Guy Lodge 

The short films with the big picture

Two online archives of shorts, from biopics to animation, showcase the genre’s potential to innovate and subvert
  
  

The ‘dark, deadpan’ Don’t Hug Me I’m Scared, streaming now on Channel 4’s Random Acts.
The ‘dark, deadpan’ Don’t Hug Me I’m Scared, streaming now on Channel 4’s Random Acts. Photograph: YouTube

Random Acts, Channel 4’s innovative short film programme, is a tricky animal to classify. It’s ostensibly a television series, collating handfuls of disparate short films into weekly half-hour episodes, but cinematic in spirit and scope. However, it’s online, where the films are archived following their TV premiere, that the youth-targeted project has really prospered. Not many people may be watching at midnight when the episodes first hit the airwaves, but the bite-size individual films (none longer than four minutes) are perfectly suited to streaming via social media. That they mostly hinge on stylistic novelty – the emphasis is on creative experimentation rather than standard scripted drama – helps the word of mouth along.

This year’s series started last Tuesday, kicking off on a particularly eye-popping note with German animator Brenda Lien’s Call of Cuteness, a witty, gruesomely imagined subversion of internet cat-video culture that may give the feline-inclined among us nightmares for a week.

Random is the operative word: that the series is geared mostly toward new talent lends it a spirit of suck-it-and-see browsing, though you’ll find the likes of a David Shrigley animation or a David Oyelowo Shakespearean reading nestled amid the unknown quantities. My favourite find so far: British animation duo Becky Sloan and Joseph Pelling’s four-part cult item Don’t Hug Me I’m Scared, a dark, deadpan, grimly philosophical sendup of children’s educational programming.
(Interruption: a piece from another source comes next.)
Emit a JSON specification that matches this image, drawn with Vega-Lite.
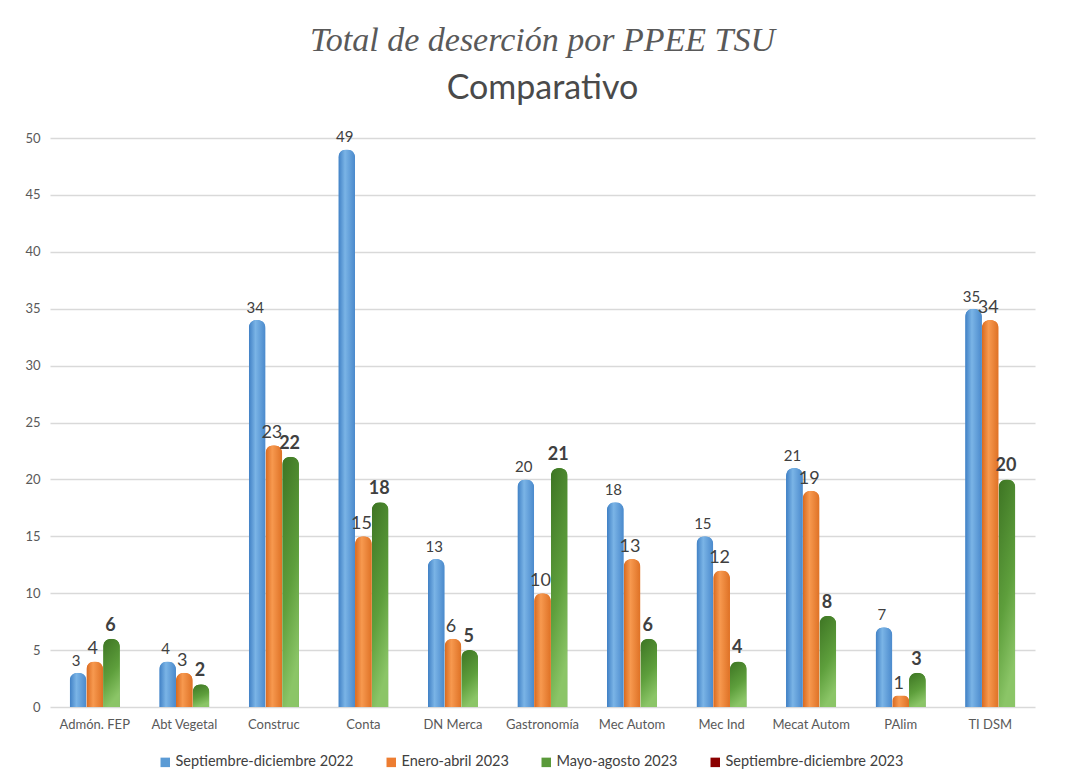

Watch a trailer for Call of Cuteness.

Short film tends to get short shrift in this column, so the return of Random Acts reminded me of another online goldmine I’ve been meaning to spotlight. The US-based Short of the Week is perhaps the biggest, brightest, most easily accessible shorts-oriented website around, living up to its straightforward name with a fresh weekly selection of films in a range of genres, adding to a free-to-view back catalogue of well over a thousand selections.

Slickly designed, it’s a less radical, more all-encompassing showcase for the form, with separate channels for drama, comedy, documentary, animation and sci-fi, with films accompanied by short, thoughtful critical essays. A nifty index allows you to look up films by thematic keyword, festival programming or country of origin (Botswana, for example, has one film compared with 981 from the US).

Selections range from high-profile Oscar winners such as Andrea Arnold’s mini-classic Wasp and François Alaux, Hervé de Crécy and Ludovic Houplain’s ingenious, corporation-baiting animation Logorama, to more buried treasure. I was transfixed by a chance discovery in American animator Andy Kennedy’s three-minute Slow Wave, which examines sleeping patterns and disturbances in eerie, abstract, entirely gorgeous fashion.

A section of “classics” (mostly at the modern end of the spectrum) lives up to its title, offering Todd Haynes’s essential, still startling Barbie-doll biopic Superstar: The Karen Carpenter Story, or Chris Marker’s endlessly referenced, imitated and analysed New Wave time-bender La Jetée.

Among the latest additions, meanwhile, any cinemagoers who recently caught and admired A Ciambra, Jonas Carpignano’s earthy, Roma-focused update of Italian neorealism, may be interested to check out the vivid, keen-eyed 2014 short from which the full film grew. (If anything, the short may be slightly superior.) It’s an example of how canny curation can make shorts and features – too often divided into separate houses – feed fluidly into each other.


New to streaming & DVD this week

Western
(Drakes Avenue, 12) Placing deservedly high on many mid-year best lists, German film-maker Valeska Grisebach’s superb study of migrant worker tensions in rural Bulgaria brings something of a John Ford sensibility to modern European politics.

Berlin Alexanderplatz
(Second Sight, 15) A good week for German film: this gargantuan, limited-edition box set of Rainer Werner Fassbinder’s extraordinary 16-hour Döblin adaptation will be a major object of cinephile salivation.

Mary Magdalene
(Universal, 12) Lion director Garth Davies suffers a second-film slump – albeit in very tasteful fashion – with this beautifully mounted, emotionally flat and only notionally feminist revision of the Passion.

Peter Rabbit
(Sony, PG) Remember Miss Potter, that suffocatingly twee biopic starring Renée Zellweger as Peter Rabbit’s creator? It is no longer the worst thing Hollywood has done to Beatrix Potter.

Erase and Forget
(Mubi, 18) Streaming exclusively on Mubi, Andrea Luka Zimmerman’s strong, insightful documentary profile of Vietnam killing machine Bo Gritz works unexpectedly as a pointed critique of Trump-era politics.